Link's retail occupancy stays in the high nineties

Finance | Winnie Lee 18 Jun 2021

Link Real Estate Investment Trust (0823) said 40 percent of its Hong Kong tenants are new and most newly signed leases are retail and food and beverage, with the trust maintaining a retail occupancy rate of 96.8 percent.

There were over 400 newly signed leases in its Hong Kong property portfolio during the year ended March, Link REIT chief executive George Hongchoy Kwok-lung said in an online news conference, while its mainland property portfolio saw over 200 new signed leases.

Hongchoy is optimistic about this year's rental performance.

Link doesn't have any plan for disposals and will seek high single-digit growth in total assets in its mid-term development. The firm is looking at overseas investment, such as in the mainland, Singapore, Japan, Australia and the UK, to diversify risks. However, it will not consider acquiring residential projects.

Hong Kong is its core market and remains the dominant part of Link's portfolio, Hongchoy emphasized, so the company will continue to seek premium commercial investment opportunities in Hong Kong.

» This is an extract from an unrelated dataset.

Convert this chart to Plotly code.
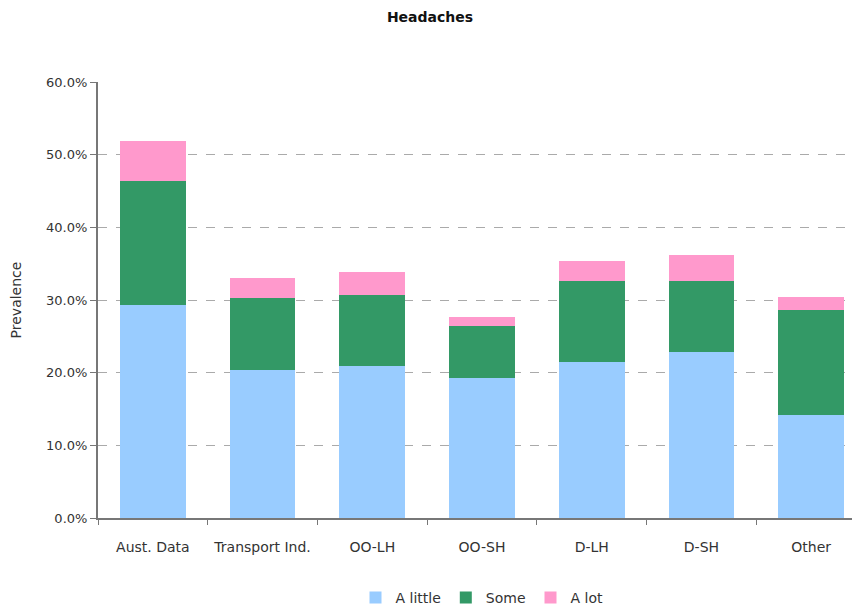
import plotly.graph_objects as go

categories = ["Aust. Data", "Transport Ind.", "OO-LH", "OO-SH", "D-LH", "D-SH", "Other"]
a_little = [29.3, 20.4, 20.9, 19.3, 21.5, 22.8, 14.2]
some = [17.1, 9.9, 9.8, 7.1, 11.1, 9.8, 14.4]
a_lot = [5.5, 2.7, 3.2, 1.3, 2.8, 3.6, 1.8]
y_ticks = [0, 10, 20, 30, 40, 50, 60]

FONT = "'DejaVu Sans', sans-serif"
W, H = 860, 600

fig = go.Figure()
for name, vals, col in [("A little", a_little, "#99ccff"),
                        ("Some", some, "#339966"),
                        ("A lot", a_lot, "#ff99cc")]:
    fig.add_trace(go.Bar(x=categories, y=vals, name=name, marker_color=col,
                         marker_line_width=0))

fig.update_layout(
    width=W, height=H,
    barmode="stack", bargap=0.4,
    paper_bgcolor="white", plot_bgcolor="white",
    margin=dict(l=90, r=2, t=74, b=90, autoexpand=False),
    font=dict(family=FONT, size=13, color="#333333"),
    title=dict(text="<b>Headaches</b>", x=422 / W, xref="container", xanchor="center",
               y=1 - 9 / H, yref="container", yanchor="middle",
               font=dict(size=14, color="#111111")),
    legend=dict(orientation="h", x=474 / W, xref="container", xanchor="center",
                y=10 / H, yref="container",
                yanchor="middle", font=dict(size=14, color="#333333"),
                traceorder="normal", itemwidth=30),
    showlegend=True,
)
fig.update_xaxes(
    showline=True, linecolor="#777777", linewidth=2,
    ticks="outside", tickson="boundaries", ticklen=5, tickcolor="#777777",
    ticklabelstandoff=15, showgrid=False, automargin=False, tickangle=0,
    tickfont=dict(size=14, color="#333333"),
)
fig.update_yaxes(
    range=[0, 60.03], tickvals=y_ticks, ticktext=[f"{v:.1f}%" for v in y_ticks],
    showline=True, linecolor="#777777", linewidth=2,
    ticks="outside", ticklen=6, tickcolor="#777777",
    showgrid=True, gridcolor="#aaaaaa", griddash="dash", gridwidth=1,
    zeroline=False, automargin=False,
    title=dict(text="Prevalence", font=dict(size=14, color="#333333"), standoff=24),
    tickfont=dict(size=13, color="#333333"),
)

fig.write_html("out.html")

The total distributable amount for the year ended March 31 inched up by 0.75 percent year-on-year to HK$6.01 billion after adjustments and a discretionary distribution of HK$290 million. Distribution per unit for the year increased by 1 percent to 289.99 HK cents. Revenue rose by 0.2 percent year-on-year to HK$10.74 billion and net property income rose by 0.2 percent to HK$8.23 billion.

Revenue from its mainland portfolio fell 6.3 percent, while revenue of its Hong Kong retail portfolio dropped 4.5 percent.